Stored data:
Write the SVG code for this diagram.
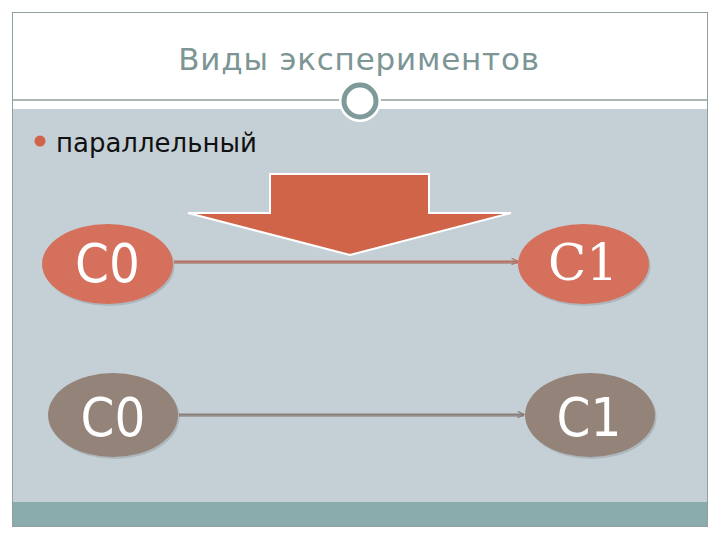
<svg xmlns="http://www.w3.org/2000/svg" width="720" height="540" viewBox="0 0 720 540">
<defs>
<style>
.title{font-family:"DejaVu Sans",sans-serif;font-size:31px;fill:#7d9595;letter-spacing:0.8px}
.bul{font-family:"DejaVu Sans",sans-serif;font-size:26px;fill:#111}
.lbl{font-family:"DejaVu Sans Condensed","DejaVu Sans",sans-serif;font-stretch:condensed;font-size:54px;fill:#ffffff;text-anchor:middle}
.serif{font-family:"DejaVu Serif","Liberation Serif",serif;font-stretch:normal;font-size:50px}
.red{fill:#d4705b}
.gray{fill:#938379}
.shadow{fill:#000;opacity:0.12}
</style>
<marker id="ahR" viewBox="0 0 10 10" refX="9" refY="5" markerWidth="8" markerHeight="8" markerUnits="userSpaceOnUse" orient="auto">
<path d="M1,1 L9,5 L1,9" fill="none" stroke="#b2705f" stroke-width="1.5"/>
</marker>
<marker id="ahG" viewBox="0 0 10 10" refX="9" refY="5" markerWidth="8" markerHeight="8" markerUnits="userSpaceOnUse" orient="auto">
<path d="M1,1 L9,5 L1,9" fill="none" stroke="#857a74" stroke-width="1.5"/>
</marker>
</defs>
<rect width="720" height="540" fill="#ffffff"/>
<g id="frame">
<rect x="12.5" y="12.5" width="695" height="514" fill="#ffffff" stroke="#8fa0a0" stroke-width="1"/>
<rect x="13" y="109" width="694" height="393" fill="#c5d0d6"/>
<rect x="13" y="502" width="694" height="24" fill="#8aacac"/>
<line x1="13" y1="100" x2="707" y2="100" stroke="#8fa0a0" stroke-width="1.5"/>
<circle cx="360" cy="101" r="21" fill="#ffffff"/>
<circle cx="360" cy="101" r="16" fill="#ffffff" stroke="#7f9a9a" stroke-width="5"/>
</g>
<g id="title"><text class="title" x="359" y="70" text-anchor="middle">Виды экспериментов</text></g>
<g id="bullet">
<circle cx="40" cy="141" r="5.5" fill="#d0644a"/>
<text class="bul" x="56" y="152">параллельный</text>
</g>
<g id="bigArrow">
<polygon points="270,174 429,174 429,213 511,213 350,255 188,213 270,213" fill="#d06449" stroke="#ffffff" stroke-width="2" stroke-linejoin="miter"/>
</g>
<g id="connectors">
<line x1="174" y1="263" x2="518" y2="263" stroke="#9e6254" stroke-width="2" opacity="0.5"/>
<line x1="174" y1="261.5" x2="518" y2="261.5" stroke="#b8705f" stroke-width="2" marker-end="url(#ahR)"/>
<line x1="179" y1="416" x2="524" y2="416" stroke="#7f7570" stroke-width="2" opacity="0.5"/>
<line x1="179" y1="414.5" x2="524" y2="414.5" stroke="#8a7e78" stroke-width="2" marker-end="url(#ahG)"/>
</g>
<g id="c0top">
<ellipse class="shadow" cx="109" cy="266" rx="65.5" ry="40"/>
<ellipse class="red" cx="107.5" cy="264" rx="65.5" ry="40"/>
<text class="lbl" x="107.5" y="282">C0</text>
</g>
<g id="c1top">
<ellipse class="shadow" cx="585" cy="266" rx="65.5" ry="40"/>
<ellipse class="red" cx="583.5" cy="264" rx="65.5" ry="40"/>
<text class="lbl serif" x="583" y="280">C1</text>
</g>
<g id="c0bot">
<ellipse class="shadow" cx="114.5" cy="417" rx="65" ry="42"/>
<ellipse class="gray" cx="113" cy="415" rx="65" ry="42"/>
<text class="lbl" x="113" y="436">C0</text>
</g>
<g id="c1bot">
<ellipse class="shadow" cx="591.5" cy="417" rx="65" ry="42"/>
<ellipse class="gray" cx="590" cy="415" rx="65" ry="42"/>
<text class="lbl" x="589" y="436">C1</text>
</g>
</svg>
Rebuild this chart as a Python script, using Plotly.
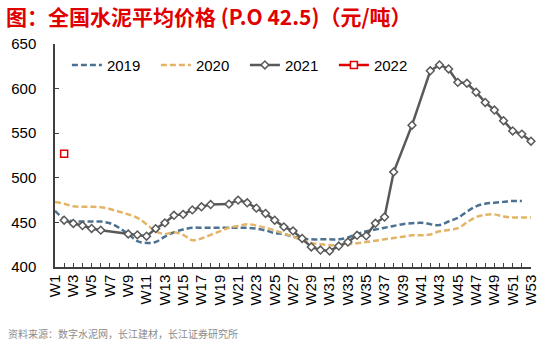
import plotly.graph_objects as go

weeks = list(range(1, 54))
week_labels = ["W1", "W2", "W3", "W4", "W5", "W6", "W7", "W8", "W9", "W10",
               "W11", "W12", "W13", "W14", "W15", "W16", "W17", "W18", "W19", "W20",
               "W21", "W22", "W23", "W24", "W25", "W26", "W27", "W28", "W29", "W30",
               "W31", "W32", "W33", "W34", "W35", "W36", "W37", "W38", "W39", "W40",
               "W41", "W42", "W43", "W44", "W45", "W46", "W47", "W48", "W49", "W50",
               "W51", "W52", "W53"]

y2019 = [463, 454, 451, 451, 451, 451, 449, 444, 437, 429,
         427, 428, 434, 439, 442, 444, 444, 444, 444, 444,
         444, 444, 443, 441, 438, 437, 434, 432, 431, 431,
         431, 431, 433, 437, 440, 442, 444, 446, 448, 449,
         449.5, 448, 447, 451, 455, 462, 468, 471, 472, 473,
         474, 474, None]

y2020 = [473, 471, 468, 467.5, 467.5, 467, 465, 462, 459, 455,
         448, 440, 437, 439, 436, 430, 432, 436, 440, 444,
         446, 448, 446.5, 444, 441, 437.5, 434, 430, 427, 425.5,
         424.5, 424.5, 425.5, 426.5, 428, 429.5, 431, 432.5, 434, 435.5,
         435.5, 436.5, 440, 441.5, 443.5, 450, 456, 458.5, 459, 456.5,
         455.5, 455.5, 455.5]

y2021 = [None, 452.5, 448.8, 446.5, 443.2, 441.3, None, None, 437, 436,
         434.5, 443, 449.5, 458, 459, 464, 467.5, 470, None, 470.5,
         475, 472, 466, 460, 452.5, 445, 440.5, 432, 422.5, 419,
         418, 423.5, 428, 435.5, 435, 449, 456, 506.5, None, 559,
         None, 620, 626.5, 622, 607, 606, 596, 584.5, 576, 564,
         552.5, 549, 541]

y2022 = [None, 527]

title_text = "图：全国水泥平均价格 (P.O 42.5)（元/吨）"
source_text = "资料来源：数字水泥网，长江建材，长江证券研究所"

fig = go.Figure()
fig.add_trace(go.Scatter(x=weeks, y=y2019, name="2019", mode="lines",
                         line=dict(color="#4D7190", width=2.5, dash="6px,3px", shape="spline")))
fig.add_trace(go.Scatter(x=weeks, y=y2020, name="2020", mode="lines",
                         line=dict(color="#E3B467", width=2.5, dash="6px,3px", shape="spline")))
fig.add_trace(go.Scatter(x=weeks, y=y2021, name="2021", mode="lines+markers",
                         line=dict(color="#595959", width=2.5),
                         marker=dict(symbol="diamond", size=6, color="white",
                                     line=dict(color="#595959", width=1.5)),
                         connectgaps=True, cliponaxis=False))
fig.add_trace(go.Scatter(x=weeks[:2], y=y2022, name="2022", mode="lines+markers",
                         line=dict(color="#E00000", width=2.5),
                         marker=dict(symbol="square", size=7, color="white",
                                     line=dict(color="#E00000", width=1.5))))

fig.update_layout(
    width=547, height=344,
    margin=dict(l=55, r=8, t=44, b=77),
    paper_bgcolor="white", plot_bgcolor="white",
    font=dict(family="Liberation Sans, Arial, sans-serif", size=15, color="black"),
    showlegend=True,
    legend=dict(orientation="h", x=0.025, xanchor="left", y=0.905, yanchor="middle",
                font=dict(size=15), bgcolor="rgba(0,0,0,0)",
                entrywidth=44, entrywidthmode="pixels", itemwidth=30),
    xaxis=dict(range=[1, 53], tickmode="array", tickvals=weeks[::2], ticktext=week_labels[::2],
               tickangle=-90, ticks="inside", ticklen=4, tickcolor="#404040",
               showline=True, linecolor="#404040", linewidth=1.5, showgrid=False,
               zeroline=False, tickfont=dict(size=15),
               minor=dict(ticks="inside", ticklen=4, dtick=1, tick0=1, tickcolor="#404040",
                          showgrid=False)),
    yaxis=dict(range=[400, 650], dtick=50, ticks="inside", ticklen=4, tickcolor="#404040",
               showline=True, linecolor="#404040", linewidth=1.5, showgrid=False,
               zeroline=False, tickfont=dict(size=15), ticklabelstandoff=14),
    annotations=[
        dict(text=title_text, xref="paper", yref="paper", x=-52/484, y=1 + (44 - 16) / 222.7,
             xanchor="left", yanchor="middle", showarrow=False,
             font=dict(family="Noto Sans CJK SC", size=21, color="#E00000", weight="bold")),
        dict(text=source_text, xref="paper", yref="paper", x=-50/484, y=-(333 - 266.7) / 222.7,
             xanchor="left", yanchor="middle", showarrow=False,
             font=dict(family="Noto Sans CJK SC", size=10, color="#8C8C8C")),
    ],
)

fig.write_html("out.html")
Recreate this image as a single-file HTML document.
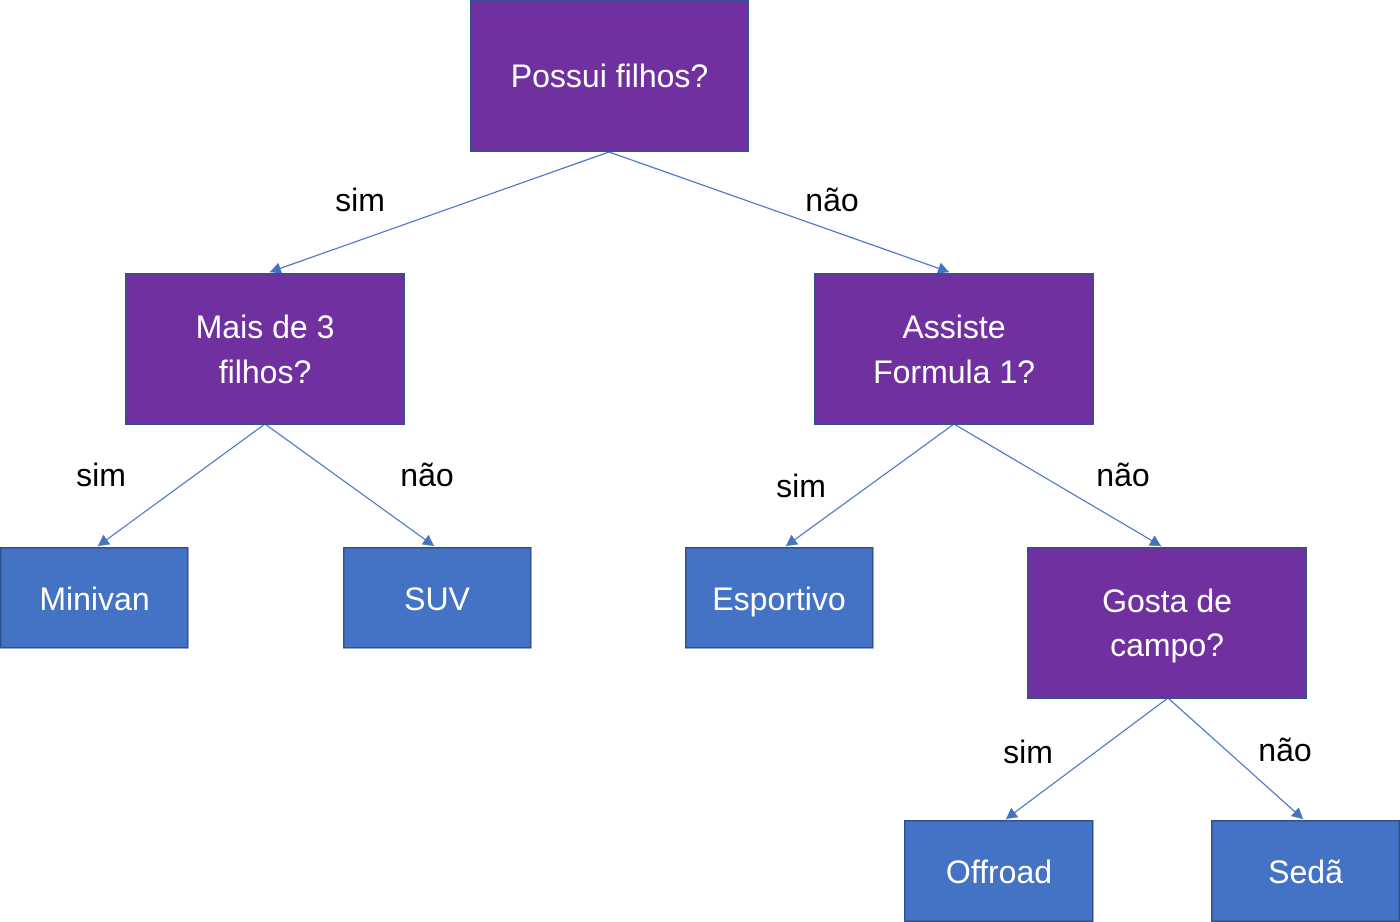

Task prompt: Locate and copy each line in the data above that includes the word "this".

Exercise solution:
Write the SVG code for this diagram.
Rebuild this chart as a Python script, using Plotly.
Recreate this image as a single-file HTML document.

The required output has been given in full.